Yesterday I led our Regional middle-class gather-in. I talked mostly about the RC project and how we use it.

I mentioned how Tim Jackins has been encouraging us to work on our earliest defeats and most unbearable material [distress]. And I added that if we’re not using our regained intelligence to do something, we need to get a more interesting hobby! I said that I could try to build up my shoulder muscles so they were as strong and defined as I could get them, but if there was nothing I wanted to do with stronger shoulder muscles, why should I put in all the effort?

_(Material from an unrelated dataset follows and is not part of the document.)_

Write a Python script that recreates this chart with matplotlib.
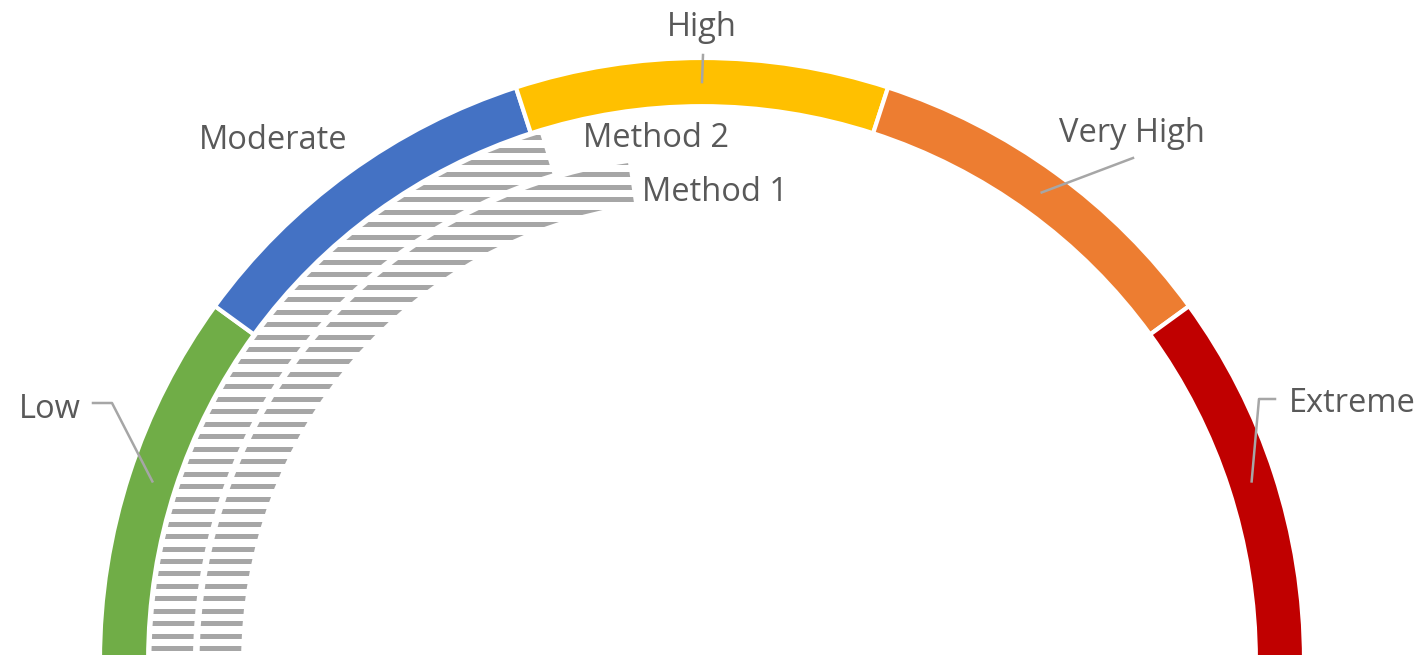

We can get into the habit of simply having sessions and remembering hard things that happened to us and how hard they’ve made our present life. But that’s not enough in this period. At an ending classism workshop, Marcie Rendon (the International Liberation Reference Person for Native Americans) said that, given the current situation in the world, the time is over for us to discharge our way to being able to do things. In fifteen years or so we can have sessions about how much easier it would have been if we could’ve had more sessions before we took action. But for now we need to act, and discharge as we do what needs to be done.

I also mentioned that many of us are in the privileged position of not being directly affected by the current situation. Maybe our distress comforts us into thinking that we have enough money, live in the “right” place, or know the “right” people, so we won’t be affected drastically. This is our oppressor material and our privilege. We need to see ourselves as part of everyone and do what we can to make things work well for everyone.

We stayed together as a group for longer sessions. Sometimes I encouraged people to think about what they wanted, or what aspect of the current situation had caught their attention. Other times I pushed them to notice what big things they were already doing. And sometimes I just had to hold out confidence that their minds were working well, even if they didn’t feel like they were.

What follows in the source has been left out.